The Tennessee Court of Criminal Appeals on Friday ordered a new trial for Tim Gilbert because his jury deliberated in a room in the Giles County Courthouse that was maintained by the United Daughters of the Confederacy and adorned with Confederate memorabilia.
The jury deliberated in the “U.D.C. Room”—a dedicated room in the Giles County Courthouse furnished by the United Daughters of the Confederacy, a private organization that has erected hundreds of Confederate memorials and monuments across the country.
Prominently hung in the U.D.C. Room is a large, framed Confederate flag, as well as two portraits of Confederate leaders, and a framed letter from the national leader of the United Daughters of the Confederacy indicating that the room had been a U.D.C. room since the 1930s.
The U.D.C. emblem and the inscription “U.D.C. Room” in gold paint was added to the glass panel of the door in 2005.
The judge who presided over Mr. Gilbert’s trial said that juries had deliberated in the U.D.C. Room for at least the past 43 years.
On appeal, Mr. Gilbert argued that having the jury deliberate in a room “festooned with Confederate memorabilia and maintained by the U.D.C.” exposed jurors to extraneous prejudicial information and violated his constitutional right to a trial by an impartial jury.
The state appeals court agreed. It focused its analysis on the framed Confederate flag, which is hung on the wall directly across the room from the door, within the direct sight line of any person entering the room, making it the most visible and most instantly recognizable item on the wall.
The court examined the Articles of Secession and the Confederate Constitution to determine what messages or ideals could be conveyed by the Confederate flag in this case. It found that these documents “not only defended slavery, but endorsed it fully using dehumanizing and racist language.”

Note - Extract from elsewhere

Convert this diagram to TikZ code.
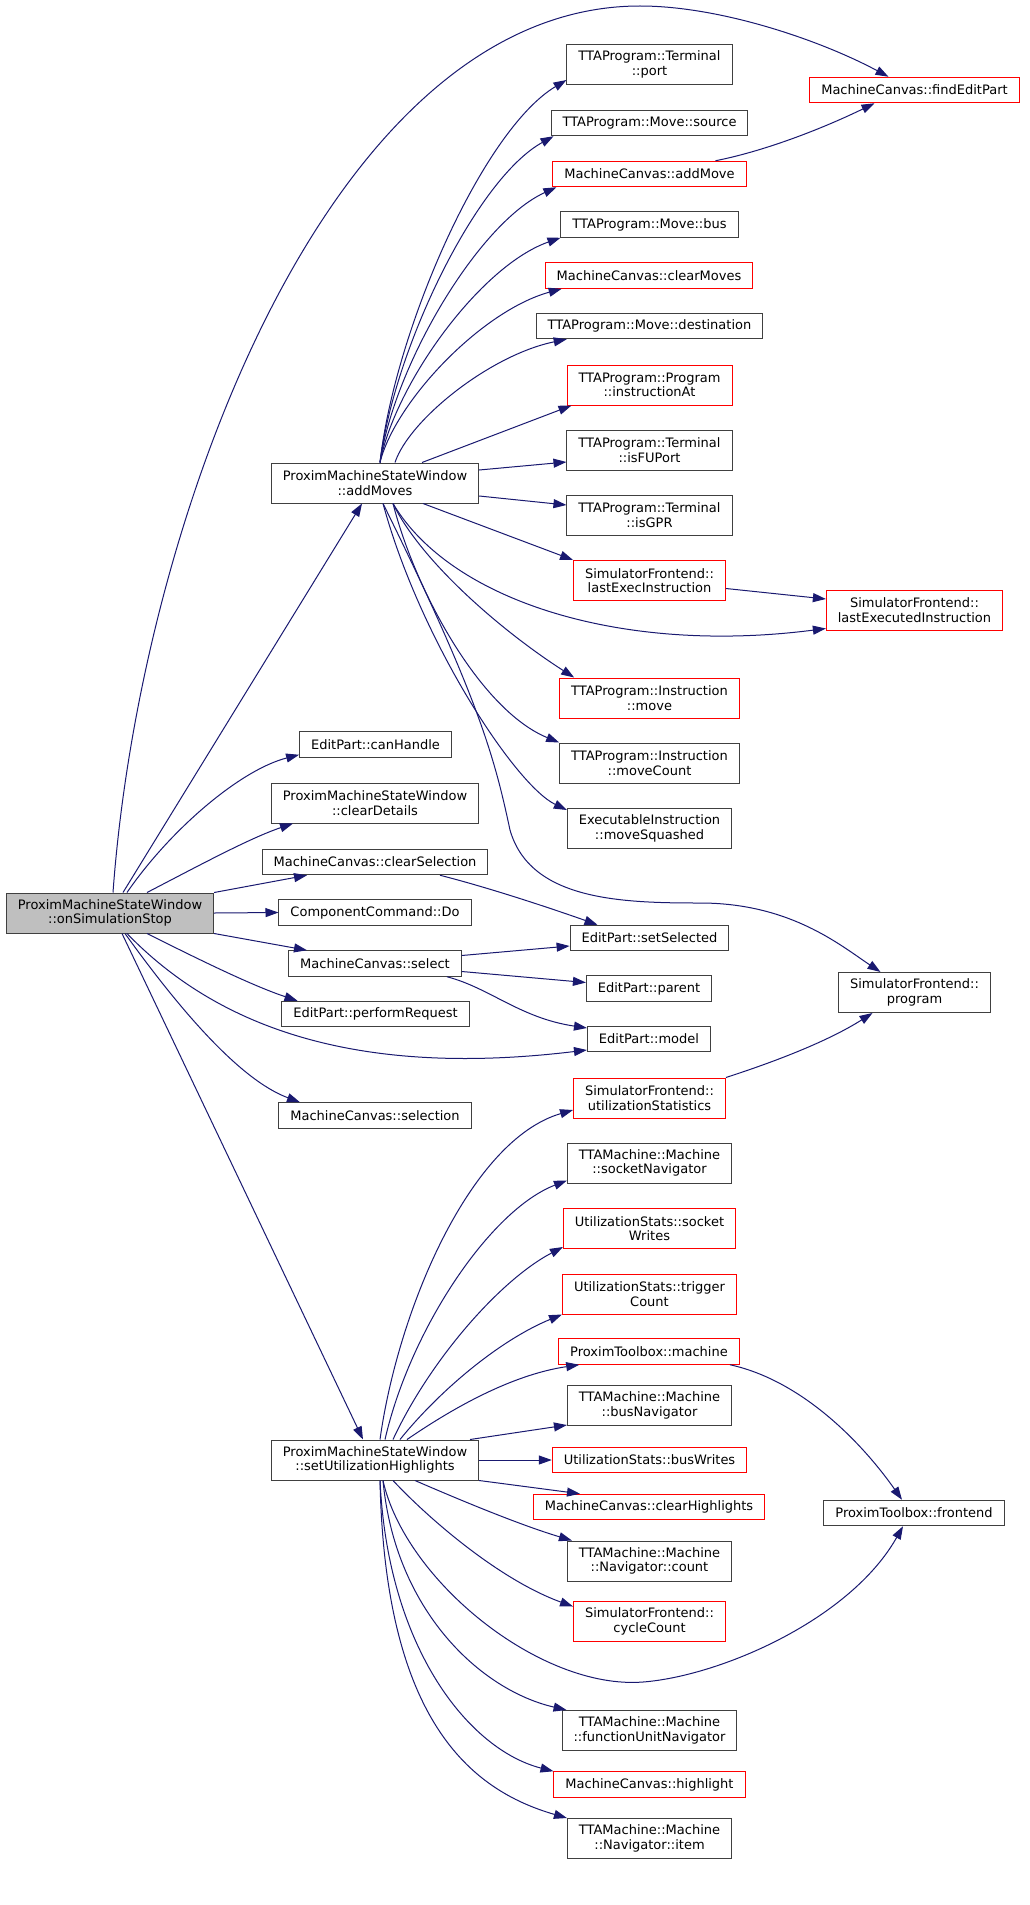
\documentclass[tikz,border=0pt]{standalone}
\usepackage{fontspec}
\setmainfont{DejaVu Sans}
\usepackage{tikz}
\usetikzlibrary{arrows.meta}

\definecolor{edgeblue}{RGB}{25,25,112}
\definecolor{nodeborder}{RGB}{64,64,64}
\definecolor{rootfill}{RGB}{191,191,191}

\begin{document}
\begin{tikzpicture}[x=1pt, y=-1pt,
            fn/.style={draw=nodeborder, line width=1pt, fill=white, inner xsep=11.5pt, inner ysep=2pt,
                minimum height=25.5pt, align=center, font=\fontsize{13}{14.7}\selectfont},
            fnred/.style={fn, draw=red},
            twoline/.style={minimum height=40pt},
            call/.style={edgeblue, line width=1pt, -{Triangle[length=13pt, width=9pt]}}]
            % Canvas
            \fill[white] (0,0) rectangle (1029,1905);
            \useasboundingbox (0,0) rectangle (1029,1905);

            % Caller and its direct callees
            \node[fn, twoline, fill=rootfill] (root) at (110,913) {ProximMachineStateWindow\\::onSimulationStop};
            \node[fn, twoline] (addMoves) at (375,483) {ProximMachineStateWindow\\::addMoves};
            \node[fn] (canHandle) at (375.5,744.5) {EditPart::canHandle};
            \node[fn, twoline] (clearDetails) at (375,803) {ProximMachineStateWindow\\::clearDetails};
            \node[fn] (clearSel) at (375,862) {MachineCanvas::clearSelection};
            \node[fn] (doCmd) at (375,912.5) {ComponentCommand::Do};
            \node[fn] (select) at (375,963.5) {MachineCanvas::select};
            \node[fn] (perfReq) at (375.5,1014) {EditPart::performRequest};
            \node[fn] (selection) at (375,1115.5) {MachineCanvas::selection};
            \node[fn, twoline] (setUtil) at (375,1460) {ProximMachineStateWindow\\::setUtilizationHighlights};

            % Second column
            \node[fn, twoline] (port) at (649.5,64.5) {TTAProgram::Terminal\\::port};
            \node[fn] (source) at (649.5,123) {TTAProgram::Move::source};
            \node[fnred] (addMove) at (649.5,174) {MachineCanvas::addMove};
            \node[fn] (bus) at (649.5,224.5) {TTAProgram::Move::bus};
            \node[fnred] (clearMoves) at (649,275.5) {MachineCanvas::clearMoves};
            \node[fn] (dest) at (649.5,326) {TTAProgram::Move::destination};
            \node[fnred, twoline] (instrAt) at (649.5,385) {TTAProgram::Program\\::instructionAt};
            \node[fn, twoline] (isFUPort) at (649.5,450) {TTAProgram::Terminal\\::isFUPort};
            \node[fn, twoline] (isGPR) at (649.5,515) {TTAProgram::Terminal\\::isGPR};
            \node[fnred, twoline] (lastExec) at (649.5,580.5) {SimulatorFrontend::\\lastExecInstruction};
            \node[fnred, twoline] (instrMove) at (649.5,698) {TTAProgram::Instruction\\::move};
            \node[fn, twoline] (moveCount) at (649.5,763) {TTAProgram::Instruction\\::moveCount};
            \node[fn, twoline] (moveSquashed) at (649.5,828.5) {ExecutableInstruction\\::moveSquashed};
            \node[fn] (setSelected) at (649.5,938) {EditPart::setSelected};
            \node[fn] (parent) at (649,988.5) {EditPart::parent};
            \node[fn] (model) at (649,1039) {EditPart::model};
            \node[fnred, twoline] (utilStats) at (649.5,1098) {SimulatorFrontend::\\utilizationStatistics};
            \node[fn, twoline] (socketNav) at (649.5,1163) {TTAMachine::Machine\\::socketNavigator};
            \node[fnred, twoline] (socketWrites) at (649.5,1228.5) {UtilizationStats::socket\\Writes};
            \node[fnred, twoline] (triggerCount) at (649.5,1294) {UtilizationStats::trigger\\Count};
            \node[fnred] (machine) at (649,1351.5) {ProximToolbox::machine};
            \node[fn, twoline] (busNav) at (649.5,1405.5) {TTAMachine::Machine\\::busNavigator};
            \node[fnred] (busWrites) at (649.5,1460) {UtilizationStats::busWrites};
            \node[fnred] (clearHl) at (649,1507) {MachineCanvas::clearHighlights};
            \node[fn, twoline] (navCount) at (649.5,1561) {TTAMachine::Machine\\::Navigator::count};
            \node[fnred, twoline] (cycleCount) at (649.5,1621.5) {SimulatorFrontend::\\cycleCount};
            \node[fn, twoline] (fuNav) at (649.5,1730.5) {TTAMachine::Machine\\::functionUnitNavigator};
            \node[fnred] (highlight) at (649.5,1784.5) {MachineCanvas::highlight};
            \node[fn, twoline] (navItem) at (649.5,1838.5) {TTAMachine::Machine\\::Navigator::item};

            % Third column
            \node[fnred] (findEditPart) at (914.5,90) {MachineCanvas::findEditPart};
            \node[fnred, twoline] (lastExecuted) at (914.5,610) {SimulatorFrontend::\\lastExecutedInstruction};
            \node[fn, twoline] (program) at (914.5,992.5) {SimulatorFrontend::\\program};
            \node[fn] (frontend) at (914,1513) {ProximToolbox::frontend};

            % Calls from onSimulationStop
            \draw[call] ([xshift=3pt]root.north) .. controls (140,520) and (330,6) .. (640,6)
                .. controls (720,6) and (820,40) .. ([xshift=-26pt]findEditPart.north);
            \draw[call] ([xshift=13pt]root.north) -- ([xshift=-13pt]addMoves.south);
            \draw[call] ([xshift=17pt]root.north) .. controls (170,830) and (240,770) .. ([yshift=3pt]canHandle.south west);
            \draw[call] ([xshift=37pt]root.north) .. controls (200,865) and (250,838) .. ([xshift=-82pt]clearDetails.south);
            \draw[call] (root.north east) -- ([xshift=-68pt]clearSel.south);
            \draw[call] (root.east) -- (doCmd.west);
            \draw[call] (root.south east) -- ([xshift=-68pt]select.north);
            \draw[call] ([xshift=37pt]root.south) .. controls (190,955) and (250,985) .. ([xshift=-78pt]perfReq.north);
            \draw[call] ([xshift=17pt]root.south) .. controls (230,1040) and (380,1075) .. ([yshift=-11pt]model.west);
            \draw[call] ([xshift=15pt]root.south) .. controls (180,1010) and (240,1080) .. ([xshift=-75pt]selection.north);
            \draw[call] ([xshift=12pt]root.south) -- ([xshift=-12pt]setUtil.north);

            % Calls from addMoves
            \draw[call] ([xshift=5pt]addMoves.north) .. controls (395,329) and (483,130) .. ([yshift=5pt]port.south west);
            \draw[call] ([xshift=5pt]addMoves.north) .. controls (394,349) and (476,179) .. ([xshift=3pt]source.south west);
            \draw[call] ([xshift=5pt]addMoves.north) .. controls (394,366) and (478,223) .. ([xshift=4pt]addMove.south west);
            \draw[call] ([xshift=5pt]addMoves.north) .. controls (395,384) and (480,266) .. (bus.south west);
            \draw[call] ([xshift=5pt]addMoves.north) .. controls (395,402) and (481,311) .. ([xshift=17pt]clearMoves.south west);
            \draw[call] ([xshift=20pt]addMoves.north) .. controls (409,420) and (490,355) .. ([xshift=31pt]dest.south west);
            \draw[call] ([xshift=47pt]addMoves.north) -- ([xshift=5pt]instrAt.south west);
            \draw[call] ([yshift=13pt]addMoves.east) -- ([yshift=-12pt]isFUPort.west);
            \draw[call] ([yshift=-13pt]addMoves.east) -- ([yshift=10pt]isGPR.west);
            \draw[call] ([xshift=48pt]addMoves.south) -- (lastExec.north west);
            \draw[call] ([xshift=18pt]addMoves.south) .. controls (450,600) and (620,655) .. ([yshift=2pt]lastExecuted.south west);
            \draw[call] ([xshift=18pt]addMoves.south) .. controls (420,560) and (500,630) .. ([xshift=15pt]instrMove.north west);
            \draw[call] ([xshift=18pt]addMoves.south) .. controls (415,590) and (480,710) .. (moveCount.north west);
            \draw[call] ([xshift=8pt]addMoves.south) .. controls (420,640) and (515,785) .. ([yshift=-2pt]moveSquashed.north west);
            \draw[call] ([xshift=8pt]addMoves.south) .. controls (480,700) and (495,760) .. (510,830)
                .. controls (530,900) and (620,903) .. (700,903)
                .. controls (790,903) and (840,945) .. ([xshift=-34pt]program.north);

            % Calls between callees
            \draw[call] ([xshift=66pt]addMove.north) .. controls (770,150) and (830,125) .. ([xshift=-40pt]findEditPart.south);
            \draw[call] ([yshift=-8pt]lastExec.east) -- ([yshift=11pt]lastExecuted.west);
            \draw[call] ([xshift=65pt]clearSel.south) .. controls (490,888) and (550,908) .. ([xshift=-52pt]setSelected.north);
            \draw[call] ([yshift=8pt]select.east) -- ([yshift=-8pt]setSelected.west);
            \draw[call] ([yshift=-8pt]select.east) -- ([yshift=6pt]parent.west);
            \draw[call] ([xshift=72pt]select.south) .. controls (490,988) and (520,1018) .. ([yshift=11pt]model.west);
            \draw[call] (utilStats.north east) .. controls (780,1060) and (830,1040) .. ([xshift=-42pt]program.south);
            \draw[call] ([xshift=81pt]machine.south) .. controls (800,1380) and (860,1440) .. ([xshift=-12pt]frontend.north);

            % Calls from setUtilizationHighlights
            \draw[call] ([xshift=5pt]setUtil.north) .. controls (398,1310) and (470,1140) .. ([yshift=-12pt]utilStats.west);
            \draw[call] ([xshift=10pt]setUtil.north) .. controls (410,1330) and (490,1210) .. ([yshift=3pt]socketNav.south west);
            \draw[call] ([xshift=18pt]setUtil.north) .. controls (430,1360) and (500,1280) .. ([yshift=2pt]socketWrites.south west);
            \draw[call] ([xshift=25pt]setUtil.north) .. controls (440,1390) and (500,1340) .. (triggerCount.south west);
            \draw[call] ([xshift=32pt]setUtil.north) .. controls (450,1410) and (510,1375) .. ([xshift=21pt]machine.south west);
            \draw[call] ([xshift=95pt]setUtil.north) -- ([yshift=1pt]busNav.south west);
            \draw[call] (setUtil.east) -- (busWrites.west);
            \draw[call] (setUtil.south east) -- ([xshift=-69pt]clearHl.north);
            \draw[call] ([xshift=40pt]setUtil.south) .. controls (460,1500) and (520,1525) .. ([xshift=5pt]navCount.north west);
            \draw[call] ([xshift=18pt]setUtil.south) .. controls (430,1520) and (500,1580) .. ([yshift=15pt]cycleCount.west);
            \draw[call] ([xshift=8pt]setUtil.south) .. controls (405,1580) and (540,1690) .. (643,1682)
                .. controls (720,1676) and (850,1620) .. ([xshift=-11pt]frontend.south);
            \draw[call] ([xshift=8pt]setUtil.south) .. controls (395,1610) and (480,1690) .. ([xshift=5pt]fuNav.north west);
            \draw[call] ([xshift=5pt]setUtil.south) .. controls (388,1650) and (470,1750) .. (highlight.north west);
            \draw[call] ([xshift=5pt]setUtil.south) .. controls (385,1720) and (470,1790) .. (navItem.north west);
        \end{tikzpicture}
\end{document}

Because the Confederacy’s founding documents “establish that slavery and the subjugation of black people are inextricably intertwined with the Confederacy and the symbols thereof,” the court concluded that the Confederate flag represents “the attempt to perpetuate the subjugation of black people through chattel slavery.”
Displaying that flag in the county courthouse, the appeals court wrote, communicates that the trial court endorses or approves of its message. This is especially problematic in the context of a criminal trial because communications from the court “carry great weight in the eyes of the jury.”
“The specter of racial prejudice that might be ascribed to the flag in the U.D.C. room is particularly troublesome,” the appeals court concluded, because the jury is supposed to be a criminal defendant’s “fundamental protection of life and liberty against race or color prejudice.”
The court concluded that permitting the jury to deliberate in a room filled with Confederate memorabilia exposed the jury to extraneous information that is presumed to be prejudicial to the defendant unless the State shows it was harmless.
The State failed to make that showing, the court held, underscoring that “the entire experience of the jurors was permeated by the presence of the extraneous communication.” As a result, the court ordered that Mr. Gilbert is entitled to a new trial.